--- PROBLEM DESCRIPTION ---
Write out the opening lines of the data word for word, up to and including the line with "720, 730, 740, 748]", and leave every picture and every later line out.

- - - -

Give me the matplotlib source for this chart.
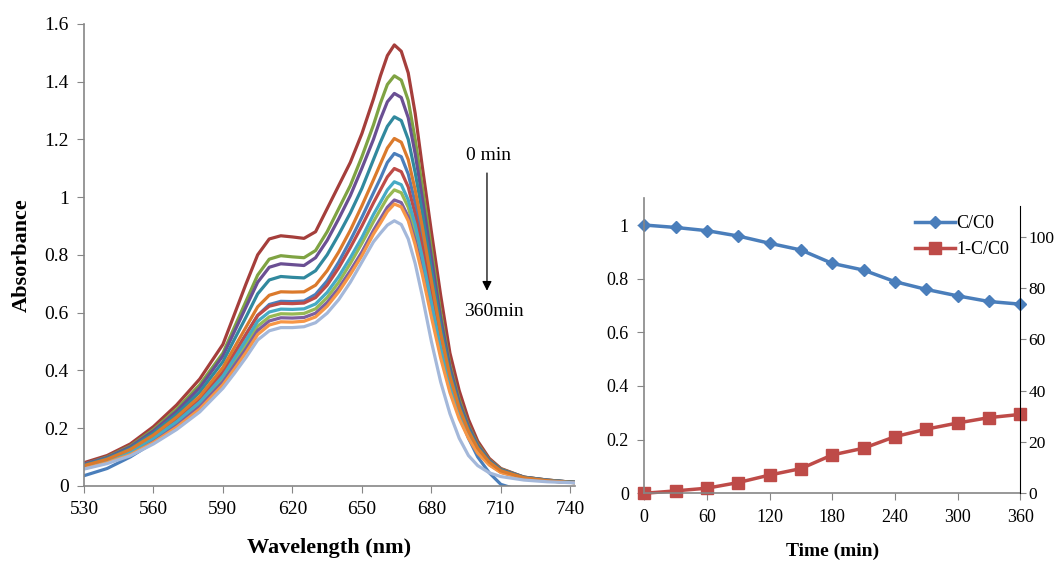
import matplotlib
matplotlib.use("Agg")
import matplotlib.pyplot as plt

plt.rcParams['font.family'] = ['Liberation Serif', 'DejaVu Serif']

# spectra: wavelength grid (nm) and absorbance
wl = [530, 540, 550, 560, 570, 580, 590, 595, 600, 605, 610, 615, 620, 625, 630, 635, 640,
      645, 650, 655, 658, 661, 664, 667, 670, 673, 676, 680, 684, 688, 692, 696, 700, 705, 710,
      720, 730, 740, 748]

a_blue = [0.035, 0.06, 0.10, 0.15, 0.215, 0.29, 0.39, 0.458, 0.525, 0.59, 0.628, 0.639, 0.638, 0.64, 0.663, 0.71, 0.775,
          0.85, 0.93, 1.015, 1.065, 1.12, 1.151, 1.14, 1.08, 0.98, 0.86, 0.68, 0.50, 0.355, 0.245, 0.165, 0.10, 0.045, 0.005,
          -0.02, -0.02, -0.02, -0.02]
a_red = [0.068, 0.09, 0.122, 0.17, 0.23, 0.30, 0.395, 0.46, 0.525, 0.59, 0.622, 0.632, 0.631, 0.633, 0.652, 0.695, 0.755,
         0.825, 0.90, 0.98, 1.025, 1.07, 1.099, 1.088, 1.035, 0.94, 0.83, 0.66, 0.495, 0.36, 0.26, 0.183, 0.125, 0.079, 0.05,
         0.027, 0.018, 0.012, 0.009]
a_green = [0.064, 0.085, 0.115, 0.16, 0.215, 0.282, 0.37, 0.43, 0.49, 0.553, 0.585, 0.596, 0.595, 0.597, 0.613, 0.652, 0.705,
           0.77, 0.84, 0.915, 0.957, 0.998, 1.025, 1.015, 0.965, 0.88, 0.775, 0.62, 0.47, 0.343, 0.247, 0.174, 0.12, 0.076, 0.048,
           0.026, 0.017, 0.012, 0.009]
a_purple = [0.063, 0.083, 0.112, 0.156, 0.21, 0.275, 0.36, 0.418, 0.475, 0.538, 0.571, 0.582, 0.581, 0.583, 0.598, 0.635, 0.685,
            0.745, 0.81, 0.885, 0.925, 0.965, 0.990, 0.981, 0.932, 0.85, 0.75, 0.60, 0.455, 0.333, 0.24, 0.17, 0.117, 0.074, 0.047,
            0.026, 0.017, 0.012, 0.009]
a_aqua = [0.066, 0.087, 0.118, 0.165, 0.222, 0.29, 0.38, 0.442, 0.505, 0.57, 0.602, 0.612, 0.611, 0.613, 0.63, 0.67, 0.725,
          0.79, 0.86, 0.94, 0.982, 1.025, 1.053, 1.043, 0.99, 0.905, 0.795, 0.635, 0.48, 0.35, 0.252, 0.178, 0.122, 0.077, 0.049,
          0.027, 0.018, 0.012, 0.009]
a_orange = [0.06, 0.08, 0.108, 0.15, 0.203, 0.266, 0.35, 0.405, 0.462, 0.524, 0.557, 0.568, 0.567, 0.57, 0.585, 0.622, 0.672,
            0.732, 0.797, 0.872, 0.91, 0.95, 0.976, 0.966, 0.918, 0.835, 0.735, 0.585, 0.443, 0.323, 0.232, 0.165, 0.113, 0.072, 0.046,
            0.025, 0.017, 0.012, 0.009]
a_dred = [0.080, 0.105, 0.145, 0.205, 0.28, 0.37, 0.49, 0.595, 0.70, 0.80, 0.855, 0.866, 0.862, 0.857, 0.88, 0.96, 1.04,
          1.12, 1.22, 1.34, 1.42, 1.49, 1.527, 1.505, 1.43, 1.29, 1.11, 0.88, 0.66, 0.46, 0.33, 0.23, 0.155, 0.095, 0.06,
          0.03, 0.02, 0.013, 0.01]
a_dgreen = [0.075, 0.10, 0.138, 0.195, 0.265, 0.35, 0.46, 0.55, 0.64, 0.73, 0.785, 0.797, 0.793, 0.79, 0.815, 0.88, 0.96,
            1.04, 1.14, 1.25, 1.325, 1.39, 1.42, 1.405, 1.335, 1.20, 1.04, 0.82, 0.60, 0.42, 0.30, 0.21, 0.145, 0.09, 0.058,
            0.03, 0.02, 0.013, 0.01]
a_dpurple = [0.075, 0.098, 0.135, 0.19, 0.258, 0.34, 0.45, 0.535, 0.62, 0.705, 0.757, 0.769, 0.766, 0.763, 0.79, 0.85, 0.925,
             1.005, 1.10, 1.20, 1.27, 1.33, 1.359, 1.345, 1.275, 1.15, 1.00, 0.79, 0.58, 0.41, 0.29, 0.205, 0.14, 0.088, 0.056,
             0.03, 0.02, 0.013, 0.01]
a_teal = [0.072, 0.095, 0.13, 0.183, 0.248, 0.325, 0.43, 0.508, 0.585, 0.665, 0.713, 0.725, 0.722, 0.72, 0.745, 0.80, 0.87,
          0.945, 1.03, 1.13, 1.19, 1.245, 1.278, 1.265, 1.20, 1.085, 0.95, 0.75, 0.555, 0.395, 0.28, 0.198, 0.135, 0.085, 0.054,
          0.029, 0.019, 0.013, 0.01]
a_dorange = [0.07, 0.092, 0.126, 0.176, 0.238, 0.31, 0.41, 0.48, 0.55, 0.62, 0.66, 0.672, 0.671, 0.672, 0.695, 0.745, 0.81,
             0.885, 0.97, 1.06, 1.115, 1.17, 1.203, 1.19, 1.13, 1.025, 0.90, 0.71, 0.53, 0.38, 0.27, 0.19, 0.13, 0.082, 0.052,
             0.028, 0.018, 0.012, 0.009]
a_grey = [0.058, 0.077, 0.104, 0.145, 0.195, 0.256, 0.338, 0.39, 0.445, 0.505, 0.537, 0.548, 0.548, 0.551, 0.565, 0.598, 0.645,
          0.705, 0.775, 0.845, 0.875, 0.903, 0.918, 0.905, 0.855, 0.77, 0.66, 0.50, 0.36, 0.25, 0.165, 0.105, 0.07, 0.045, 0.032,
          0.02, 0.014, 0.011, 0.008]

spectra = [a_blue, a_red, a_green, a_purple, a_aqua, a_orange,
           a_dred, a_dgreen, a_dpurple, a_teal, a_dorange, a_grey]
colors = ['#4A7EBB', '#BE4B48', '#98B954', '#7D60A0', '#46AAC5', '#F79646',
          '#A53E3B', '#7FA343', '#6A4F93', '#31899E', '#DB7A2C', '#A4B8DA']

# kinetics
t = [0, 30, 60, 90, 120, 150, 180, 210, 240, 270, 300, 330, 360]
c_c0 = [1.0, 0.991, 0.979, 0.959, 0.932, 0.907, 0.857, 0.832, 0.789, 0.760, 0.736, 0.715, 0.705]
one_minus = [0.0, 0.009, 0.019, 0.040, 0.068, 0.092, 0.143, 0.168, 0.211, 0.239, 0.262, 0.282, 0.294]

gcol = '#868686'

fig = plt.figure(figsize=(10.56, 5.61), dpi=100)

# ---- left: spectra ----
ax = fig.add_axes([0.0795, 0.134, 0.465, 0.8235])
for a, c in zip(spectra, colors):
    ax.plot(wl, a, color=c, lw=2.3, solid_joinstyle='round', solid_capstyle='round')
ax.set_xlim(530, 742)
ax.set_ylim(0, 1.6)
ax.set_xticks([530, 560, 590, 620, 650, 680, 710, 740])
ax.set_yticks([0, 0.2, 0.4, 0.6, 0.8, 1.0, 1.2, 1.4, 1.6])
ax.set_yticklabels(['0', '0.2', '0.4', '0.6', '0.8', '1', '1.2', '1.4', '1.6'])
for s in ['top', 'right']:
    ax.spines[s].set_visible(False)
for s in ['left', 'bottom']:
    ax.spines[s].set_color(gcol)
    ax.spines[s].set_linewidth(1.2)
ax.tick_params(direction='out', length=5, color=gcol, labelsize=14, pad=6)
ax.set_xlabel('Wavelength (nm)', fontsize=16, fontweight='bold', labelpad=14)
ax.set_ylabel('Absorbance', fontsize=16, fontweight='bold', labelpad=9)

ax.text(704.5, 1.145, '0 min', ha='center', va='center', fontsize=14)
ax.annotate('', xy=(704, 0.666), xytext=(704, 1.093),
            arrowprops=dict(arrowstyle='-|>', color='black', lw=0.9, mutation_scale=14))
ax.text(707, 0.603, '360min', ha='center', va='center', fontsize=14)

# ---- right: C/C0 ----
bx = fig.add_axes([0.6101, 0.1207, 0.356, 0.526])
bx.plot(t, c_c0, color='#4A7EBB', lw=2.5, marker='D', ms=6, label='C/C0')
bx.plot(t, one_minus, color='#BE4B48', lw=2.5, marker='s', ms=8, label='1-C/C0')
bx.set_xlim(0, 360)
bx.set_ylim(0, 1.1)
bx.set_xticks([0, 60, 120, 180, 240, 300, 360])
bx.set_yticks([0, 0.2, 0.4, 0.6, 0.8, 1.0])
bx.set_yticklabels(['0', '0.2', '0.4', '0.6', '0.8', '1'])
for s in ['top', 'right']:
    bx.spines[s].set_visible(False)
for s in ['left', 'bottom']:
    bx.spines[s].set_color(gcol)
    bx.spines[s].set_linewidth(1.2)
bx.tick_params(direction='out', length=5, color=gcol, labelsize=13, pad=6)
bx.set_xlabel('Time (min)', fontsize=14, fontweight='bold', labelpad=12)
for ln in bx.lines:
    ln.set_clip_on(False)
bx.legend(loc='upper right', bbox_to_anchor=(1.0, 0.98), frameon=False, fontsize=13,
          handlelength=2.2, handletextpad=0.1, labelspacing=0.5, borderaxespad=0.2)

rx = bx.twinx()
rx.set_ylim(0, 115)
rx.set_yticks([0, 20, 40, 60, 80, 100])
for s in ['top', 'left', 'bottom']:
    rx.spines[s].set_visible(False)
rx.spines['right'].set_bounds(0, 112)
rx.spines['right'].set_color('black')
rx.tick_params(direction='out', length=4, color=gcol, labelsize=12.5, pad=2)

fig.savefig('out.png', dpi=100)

- - - -

--- ANSWER TO THE TASK ---
Give me the matplotlib source for this chart.
import matplotlib
matplotlib.use("Agg")
import matplotlib.pyplot as plt

plt.rcParams['font.family'] = ['Liberation Serif', 'DejaVu Serif']

# spectra: wavelength grid (nm) and absorbance
wl = [530, 540, 550, 560, 570, 580, 590, 595, 600, 605, 610, 615, 620, 625, 630, 635, 640,
      645, 650, 655, 658, 661, 664, 667, 670, 673, 676, 680, 684, 688, 692, 696, 700, 705, 710,
      720, 730, 740, 748]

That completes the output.